• What this task involves
Return nothing but the lines from the one with "Reproduce this chart with seaborn" through the one with "import seaborn as sns" in the data below, word for word and without pictures.

• Data excerpts
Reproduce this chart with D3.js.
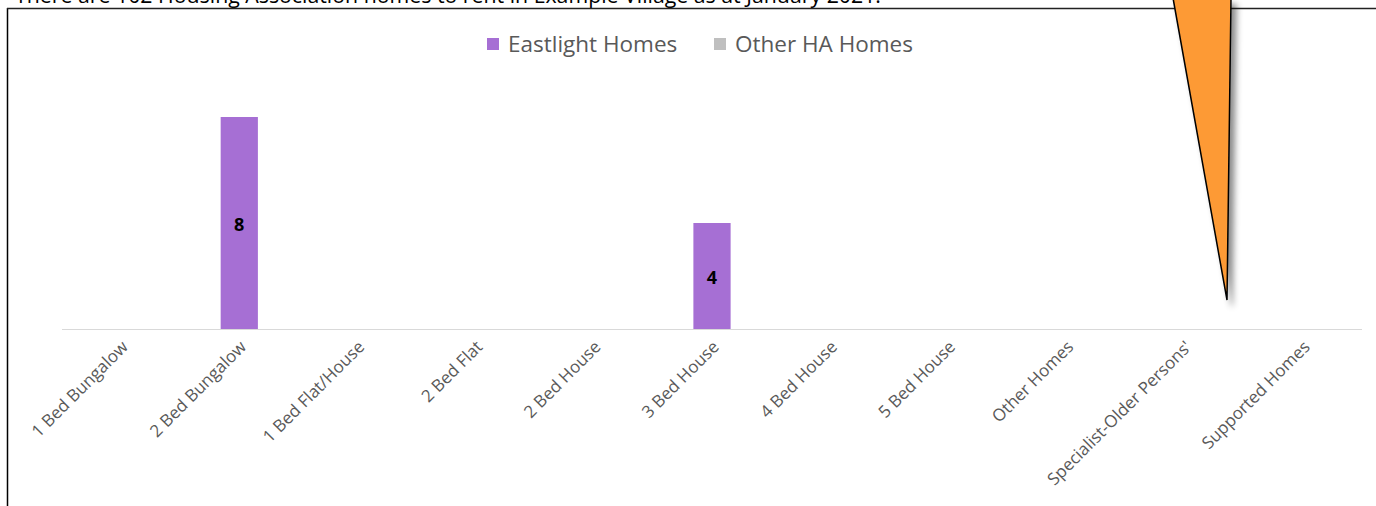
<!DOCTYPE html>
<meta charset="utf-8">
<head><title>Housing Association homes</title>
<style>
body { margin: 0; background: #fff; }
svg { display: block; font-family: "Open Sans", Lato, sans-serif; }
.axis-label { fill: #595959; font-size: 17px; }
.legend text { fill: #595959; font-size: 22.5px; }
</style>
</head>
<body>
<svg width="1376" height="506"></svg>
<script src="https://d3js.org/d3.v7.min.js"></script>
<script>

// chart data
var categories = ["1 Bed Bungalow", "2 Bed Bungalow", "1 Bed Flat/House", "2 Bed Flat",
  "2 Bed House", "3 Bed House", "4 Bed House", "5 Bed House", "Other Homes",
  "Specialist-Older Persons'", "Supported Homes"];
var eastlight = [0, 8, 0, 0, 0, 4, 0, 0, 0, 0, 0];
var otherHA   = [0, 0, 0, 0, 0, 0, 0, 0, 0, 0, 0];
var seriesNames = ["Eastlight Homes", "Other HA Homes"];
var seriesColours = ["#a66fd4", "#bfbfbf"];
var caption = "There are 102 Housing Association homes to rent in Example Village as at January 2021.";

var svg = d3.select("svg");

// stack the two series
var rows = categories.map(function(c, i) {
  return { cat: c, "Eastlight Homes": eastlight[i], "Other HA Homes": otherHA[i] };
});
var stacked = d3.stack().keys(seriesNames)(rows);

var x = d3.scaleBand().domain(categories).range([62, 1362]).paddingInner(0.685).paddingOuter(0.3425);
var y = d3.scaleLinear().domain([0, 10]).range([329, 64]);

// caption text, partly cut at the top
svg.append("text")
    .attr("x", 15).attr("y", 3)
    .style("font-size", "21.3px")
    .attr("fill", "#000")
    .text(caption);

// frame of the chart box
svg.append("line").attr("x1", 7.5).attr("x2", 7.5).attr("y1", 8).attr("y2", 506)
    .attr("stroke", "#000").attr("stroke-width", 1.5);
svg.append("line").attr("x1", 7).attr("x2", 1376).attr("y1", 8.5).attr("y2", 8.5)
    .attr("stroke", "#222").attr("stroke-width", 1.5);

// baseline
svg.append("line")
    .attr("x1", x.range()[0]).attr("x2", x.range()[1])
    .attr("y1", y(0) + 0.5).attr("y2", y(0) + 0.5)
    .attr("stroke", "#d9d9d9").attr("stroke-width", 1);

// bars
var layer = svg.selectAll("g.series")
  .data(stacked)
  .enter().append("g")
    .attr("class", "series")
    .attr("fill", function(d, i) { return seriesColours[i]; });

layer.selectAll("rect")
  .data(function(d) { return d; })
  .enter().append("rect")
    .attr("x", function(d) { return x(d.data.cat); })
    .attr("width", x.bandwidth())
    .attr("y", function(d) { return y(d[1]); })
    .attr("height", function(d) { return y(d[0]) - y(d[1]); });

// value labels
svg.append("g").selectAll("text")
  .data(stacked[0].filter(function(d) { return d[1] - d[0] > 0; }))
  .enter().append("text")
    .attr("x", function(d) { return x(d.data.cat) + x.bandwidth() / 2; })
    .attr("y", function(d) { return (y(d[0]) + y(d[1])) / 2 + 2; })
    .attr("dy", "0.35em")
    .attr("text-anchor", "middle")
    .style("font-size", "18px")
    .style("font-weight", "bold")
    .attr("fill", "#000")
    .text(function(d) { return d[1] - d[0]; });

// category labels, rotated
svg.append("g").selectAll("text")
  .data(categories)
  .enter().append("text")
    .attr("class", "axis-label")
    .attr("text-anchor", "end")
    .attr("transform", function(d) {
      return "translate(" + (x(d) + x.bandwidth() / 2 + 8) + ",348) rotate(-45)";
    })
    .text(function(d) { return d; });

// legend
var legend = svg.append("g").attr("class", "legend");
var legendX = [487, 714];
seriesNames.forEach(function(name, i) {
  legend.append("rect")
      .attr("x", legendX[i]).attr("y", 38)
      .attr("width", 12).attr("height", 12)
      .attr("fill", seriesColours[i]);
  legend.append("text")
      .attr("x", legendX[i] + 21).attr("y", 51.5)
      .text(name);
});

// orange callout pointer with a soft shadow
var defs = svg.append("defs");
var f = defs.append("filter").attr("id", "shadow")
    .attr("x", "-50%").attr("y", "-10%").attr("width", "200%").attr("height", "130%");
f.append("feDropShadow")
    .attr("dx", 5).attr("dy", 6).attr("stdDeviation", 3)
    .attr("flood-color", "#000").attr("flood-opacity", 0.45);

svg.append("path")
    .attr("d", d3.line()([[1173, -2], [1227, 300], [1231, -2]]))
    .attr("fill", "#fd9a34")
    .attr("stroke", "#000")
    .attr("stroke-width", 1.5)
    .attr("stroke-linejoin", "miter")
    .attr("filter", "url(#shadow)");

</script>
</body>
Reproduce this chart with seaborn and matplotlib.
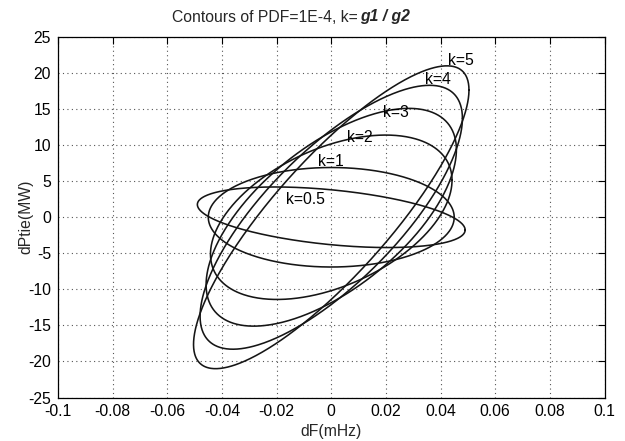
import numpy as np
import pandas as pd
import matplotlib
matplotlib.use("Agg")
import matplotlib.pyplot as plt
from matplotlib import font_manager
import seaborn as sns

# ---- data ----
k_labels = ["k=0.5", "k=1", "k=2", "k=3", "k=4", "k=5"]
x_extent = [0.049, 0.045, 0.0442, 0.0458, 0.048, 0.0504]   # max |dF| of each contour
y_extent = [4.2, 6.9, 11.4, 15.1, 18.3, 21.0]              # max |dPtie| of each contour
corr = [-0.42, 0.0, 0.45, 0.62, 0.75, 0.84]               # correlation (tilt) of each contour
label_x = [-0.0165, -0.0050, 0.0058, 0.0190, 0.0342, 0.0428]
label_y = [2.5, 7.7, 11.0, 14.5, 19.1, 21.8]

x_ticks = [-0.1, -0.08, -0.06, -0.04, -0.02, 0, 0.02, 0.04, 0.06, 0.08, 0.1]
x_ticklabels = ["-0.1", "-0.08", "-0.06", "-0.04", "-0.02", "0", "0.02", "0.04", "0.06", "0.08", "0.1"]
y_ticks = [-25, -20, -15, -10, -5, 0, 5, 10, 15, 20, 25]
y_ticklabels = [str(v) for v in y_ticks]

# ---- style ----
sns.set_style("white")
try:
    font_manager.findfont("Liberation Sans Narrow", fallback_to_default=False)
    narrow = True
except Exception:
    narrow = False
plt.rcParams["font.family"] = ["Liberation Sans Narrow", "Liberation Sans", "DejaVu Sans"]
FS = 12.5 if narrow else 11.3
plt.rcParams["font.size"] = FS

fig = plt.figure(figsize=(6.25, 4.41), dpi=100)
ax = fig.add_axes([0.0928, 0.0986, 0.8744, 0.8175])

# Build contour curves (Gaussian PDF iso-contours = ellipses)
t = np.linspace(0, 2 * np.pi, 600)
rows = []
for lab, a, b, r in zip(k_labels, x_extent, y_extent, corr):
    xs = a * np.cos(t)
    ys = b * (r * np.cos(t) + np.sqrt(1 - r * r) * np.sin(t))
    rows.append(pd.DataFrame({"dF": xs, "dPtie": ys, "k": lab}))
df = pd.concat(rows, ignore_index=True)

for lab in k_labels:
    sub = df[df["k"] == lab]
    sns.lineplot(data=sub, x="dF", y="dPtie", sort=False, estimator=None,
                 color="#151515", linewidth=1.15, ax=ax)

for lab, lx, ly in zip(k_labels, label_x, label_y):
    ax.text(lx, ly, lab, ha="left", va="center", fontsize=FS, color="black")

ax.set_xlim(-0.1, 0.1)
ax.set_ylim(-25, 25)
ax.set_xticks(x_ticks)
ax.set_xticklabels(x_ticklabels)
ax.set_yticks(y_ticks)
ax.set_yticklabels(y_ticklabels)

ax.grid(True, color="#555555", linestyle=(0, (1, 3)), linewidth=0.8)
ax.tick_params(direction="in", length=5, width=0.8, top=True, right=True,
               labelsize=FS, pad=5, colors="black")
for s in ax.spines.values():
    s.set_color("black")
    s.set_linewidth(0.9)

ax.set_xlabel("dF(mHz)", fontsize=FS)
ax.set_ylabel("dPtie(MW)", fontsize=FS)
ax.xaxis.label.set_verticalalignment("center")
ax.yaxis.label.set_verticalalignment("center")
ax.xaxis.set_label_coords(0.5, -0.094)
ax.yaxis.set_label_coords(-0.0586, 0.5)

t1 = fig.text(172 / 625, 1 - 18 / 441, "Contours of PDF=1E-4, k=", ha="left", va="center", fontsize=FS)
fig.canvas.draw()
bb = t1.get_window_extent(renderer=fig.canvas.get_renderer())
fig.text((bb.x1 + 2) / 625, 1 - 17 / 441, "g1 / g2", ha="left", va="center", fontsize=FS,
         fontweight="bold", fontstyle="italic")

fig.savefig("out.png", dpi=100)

• Result below
Reproduce this chart with seaborn and matplotlib.
import numpy as np
import pandas as pd
import matplotlib
matplotlib.use("Agg")
import matplotlib.pyplot as plt
from matplotlib import font_manager
import seaborn as sns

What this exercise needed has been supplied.